|THE MEDIA RETREAT FROM AUSTIN CONTINUES By Scott Bennett|
|by Scott Bennett||Thu, Nov 10, 2005, 08:49 PM|
When Arnold Schwarzenegger ran for governor of California not one California TV or radio station outside of Sacramento had a bureau in the State Capitol. Not one. They did not even have co-op bureaus. The stations had been pulling out ever since Ronald Reagan had packed for Washington DC and had made a final exit with the election Davis. When I talked to several political operatives of my acquaintance in California to inquire how this could be the opined that the stations had determined that the people weren't interested in state politics.
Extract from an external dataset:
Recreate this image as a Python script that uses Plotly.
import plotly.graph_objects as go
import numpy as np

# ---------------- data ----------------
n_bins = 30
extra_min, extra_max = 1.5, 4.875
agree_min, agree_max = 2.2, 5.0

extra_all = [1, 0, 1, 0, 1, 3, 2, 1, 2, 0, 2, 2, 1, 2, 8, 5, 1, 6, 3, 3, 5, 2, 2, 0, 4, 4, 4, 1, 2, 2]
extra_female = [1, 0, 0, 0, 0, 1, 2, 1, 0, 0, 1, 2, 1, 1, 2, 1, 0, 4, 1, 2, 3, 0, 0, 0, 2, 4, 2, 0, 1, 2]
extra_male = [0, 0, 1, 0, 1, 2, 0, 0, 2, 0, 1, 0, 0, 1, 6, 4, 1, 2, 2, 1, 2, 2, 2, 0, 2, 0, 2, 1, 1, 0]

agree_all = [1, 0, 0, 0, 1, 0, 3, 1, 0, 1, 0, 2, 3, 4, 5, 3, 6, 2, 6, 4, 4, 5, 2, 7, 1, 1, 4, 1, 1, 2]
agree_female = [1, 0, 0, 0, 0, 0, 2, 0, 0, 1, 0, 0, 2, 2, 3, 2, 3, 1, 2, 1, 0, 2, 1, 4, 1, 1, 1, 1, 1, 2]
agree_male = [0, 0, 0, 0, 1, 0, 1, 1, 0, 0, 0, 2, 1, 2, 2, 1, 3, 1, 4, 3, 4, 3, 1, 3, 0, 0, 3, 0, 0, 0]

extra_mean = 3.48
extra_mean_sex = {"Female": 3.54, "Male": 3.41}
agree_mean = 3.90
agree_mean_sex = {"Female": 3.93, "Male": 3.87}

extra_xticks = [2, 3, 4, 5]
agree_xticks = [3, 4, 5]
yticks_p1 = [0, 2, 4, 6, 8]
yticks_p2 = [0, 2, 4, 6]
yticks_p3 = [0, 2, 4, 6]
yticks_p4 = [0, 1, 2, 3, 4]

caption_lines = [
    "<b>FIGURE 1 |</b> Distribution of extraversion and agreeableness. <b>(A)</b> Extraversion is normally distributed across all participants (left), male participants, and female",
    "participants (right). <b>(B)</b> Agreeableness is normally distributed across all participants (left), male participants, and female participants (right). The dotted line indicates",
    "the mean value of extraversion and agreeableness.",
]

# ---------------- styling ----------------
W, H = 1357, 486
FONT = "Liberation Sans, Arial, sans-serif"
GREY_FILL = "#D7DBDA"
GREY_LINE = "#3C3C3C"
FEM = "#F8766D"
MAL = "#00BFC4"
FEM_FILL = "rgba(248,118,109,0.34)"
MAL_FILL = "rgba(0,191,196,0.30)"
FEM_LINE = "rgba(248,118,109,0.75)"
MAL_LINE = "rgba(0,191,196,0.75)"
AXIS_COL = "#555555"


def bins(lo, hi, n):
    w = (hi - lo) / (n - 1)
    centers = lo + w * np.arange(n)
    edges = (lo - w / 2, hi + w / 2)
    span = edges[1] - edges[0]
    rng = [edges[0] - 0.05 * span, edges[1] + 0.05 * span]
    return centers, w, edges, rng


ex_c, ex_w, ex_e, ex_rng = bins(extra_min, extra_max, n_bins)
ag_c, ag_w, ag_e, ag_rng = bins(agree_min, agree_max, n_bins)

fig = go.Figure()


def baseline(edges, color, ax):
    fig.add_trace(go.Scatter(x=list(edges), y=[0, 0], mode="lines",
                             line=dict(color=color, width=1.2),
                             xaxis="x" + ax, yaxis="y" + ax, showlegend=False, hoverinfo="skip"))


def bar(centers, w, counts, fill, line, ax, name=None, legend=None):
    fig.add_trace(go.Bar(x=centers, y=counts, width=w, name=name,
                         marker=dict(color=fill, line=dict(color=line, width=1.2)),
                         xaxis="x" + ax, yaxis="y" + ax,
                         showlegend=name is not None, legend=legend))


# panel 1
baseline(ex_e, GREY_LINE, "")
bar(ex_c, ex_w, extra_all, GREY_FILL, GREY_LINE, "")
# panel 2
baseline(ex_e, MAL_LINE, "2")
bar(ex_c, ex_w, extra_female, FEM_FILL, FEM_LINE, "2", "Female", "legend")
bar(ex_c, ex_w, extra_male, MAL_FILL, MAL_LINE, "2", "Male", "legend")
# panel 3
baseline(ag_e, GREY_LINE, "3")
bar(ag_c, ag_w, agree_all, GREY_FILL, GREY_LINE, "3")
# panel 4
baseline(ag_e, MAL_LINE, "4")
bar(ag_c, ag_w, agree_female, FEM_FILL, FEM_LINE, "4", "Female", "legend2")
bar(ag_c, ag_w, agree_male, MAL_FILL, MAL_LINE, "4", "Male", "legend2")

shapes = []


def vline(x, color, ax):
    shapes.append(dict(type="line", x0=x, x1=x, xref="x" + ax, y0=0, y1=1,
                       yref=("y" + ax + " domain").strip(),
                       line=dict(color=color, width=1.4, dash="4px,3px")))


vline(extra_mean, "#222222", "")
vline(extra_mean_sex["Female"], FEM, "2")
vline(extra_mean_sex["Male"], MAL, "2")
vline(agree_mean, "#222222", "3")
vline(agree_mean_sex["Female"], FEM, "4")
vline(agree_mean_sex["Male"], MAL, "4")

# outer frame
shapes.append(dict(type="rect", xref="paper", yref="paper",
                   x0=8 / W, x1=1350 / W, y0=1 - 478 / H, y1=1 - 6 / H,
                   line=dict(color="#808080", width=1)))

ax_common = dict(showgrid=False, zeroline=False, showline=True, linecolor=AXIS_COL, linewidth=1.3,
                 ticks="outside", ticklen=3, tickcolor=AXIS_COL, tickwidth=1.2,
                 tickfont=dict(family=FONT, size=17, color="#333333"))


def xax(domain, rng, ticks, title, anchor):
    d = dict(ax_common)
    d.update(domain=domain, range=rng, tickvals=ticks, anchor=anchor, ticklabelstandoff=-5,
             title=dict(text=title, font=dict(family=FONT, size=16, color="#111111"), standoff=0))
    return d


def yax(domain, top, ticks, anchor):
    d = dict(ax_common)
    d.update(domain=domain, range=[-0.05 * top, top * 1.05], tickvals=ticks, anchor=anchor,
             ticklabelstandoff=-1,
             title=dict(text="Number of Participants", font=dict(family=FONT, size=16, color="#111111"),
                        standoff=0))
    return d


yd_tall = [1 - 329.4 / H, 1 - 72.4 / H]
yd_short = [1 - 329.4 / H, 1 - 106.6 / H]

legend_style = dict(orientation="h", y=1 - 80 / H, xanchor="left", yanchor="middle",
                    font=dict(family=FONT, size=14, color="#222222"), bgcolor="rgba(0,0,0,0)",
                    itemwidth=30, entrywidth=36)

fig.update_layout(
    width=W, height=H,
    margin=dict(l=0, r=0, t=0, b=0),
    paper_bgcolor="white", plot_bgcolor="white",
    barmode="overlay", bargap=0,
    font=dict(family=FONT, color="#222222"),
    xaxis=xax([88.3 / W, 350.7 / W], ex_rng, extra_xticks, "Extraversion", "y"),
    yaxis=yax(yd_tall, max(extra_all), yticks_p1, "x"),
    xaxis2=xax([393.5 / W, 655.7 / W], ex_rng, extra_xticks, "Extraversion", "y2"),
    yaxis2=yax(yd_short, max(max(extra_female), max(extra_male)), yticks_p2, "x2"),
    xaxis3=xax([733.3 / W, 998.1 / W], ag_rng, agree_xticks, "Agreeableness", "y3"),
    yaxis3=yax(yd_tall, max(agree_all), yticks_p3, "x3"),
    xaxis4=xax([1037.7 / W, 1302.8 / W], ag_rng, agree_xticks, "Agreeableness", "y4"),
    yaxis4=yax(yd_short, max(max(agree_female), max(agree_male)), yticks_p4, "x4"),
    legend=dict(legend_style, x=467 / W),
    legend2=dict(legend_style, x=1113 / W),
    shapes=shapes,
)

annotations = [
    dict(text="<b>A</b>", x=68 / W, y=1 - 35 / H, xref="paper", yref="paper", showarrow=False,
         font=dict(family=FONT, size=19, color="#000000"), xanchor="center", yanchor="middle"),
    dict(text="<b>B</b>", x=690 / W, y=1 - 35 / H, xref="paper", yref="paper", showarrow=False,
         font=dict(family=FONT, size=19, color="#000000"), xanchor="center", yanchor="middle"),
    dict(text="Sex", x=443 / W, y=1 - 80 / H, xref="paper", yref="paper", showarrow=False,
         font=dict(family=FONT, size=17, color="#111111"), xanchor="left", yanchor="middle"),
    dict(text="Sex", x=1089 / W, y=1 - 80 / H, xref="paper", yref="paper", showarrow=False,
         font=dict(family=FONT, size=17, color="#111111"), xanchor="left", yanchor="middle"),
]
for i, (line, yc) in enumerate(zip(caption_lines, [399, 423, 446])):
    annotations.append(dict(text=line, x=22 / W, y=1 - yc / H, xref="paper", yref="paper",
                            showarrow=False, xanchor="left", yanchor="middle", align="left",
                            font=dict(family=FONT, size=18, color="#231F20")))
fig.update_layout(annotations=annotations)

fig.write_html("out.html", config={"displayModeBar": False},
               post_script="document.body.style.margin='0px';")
Once Arnold brought some celebrity to town they moved back.
Perhaps they may be forgiven finding Gray Davis or Pete Wilson too boring to cover. No one would confuse this bland band with such outsized personalities Ann Richards or Bill Clements or George W. Bush. But it is certainly easy to understand why a legislature in Sacramento could pass so much wacky legislation with no one watching.
It now appears the media is on its way out of Austin too. The beleaguered Scripps-Howard chain (Corpus Christi, Wichita Falls, Abilene and San Angelo) are joining Belo's WFAA, and the Lubbock Avalanche Journal and Amarillo Globe-News is saying adios to Austin. The major dailies are still there and others but the move is troubling. State government has a profound affect on how people live and do business and truncated coverage is bad. No coverage would be worse. Soon it may be up to the likes of us, and newsletters like the Quorum Report and the Lone Star Report to carry the load.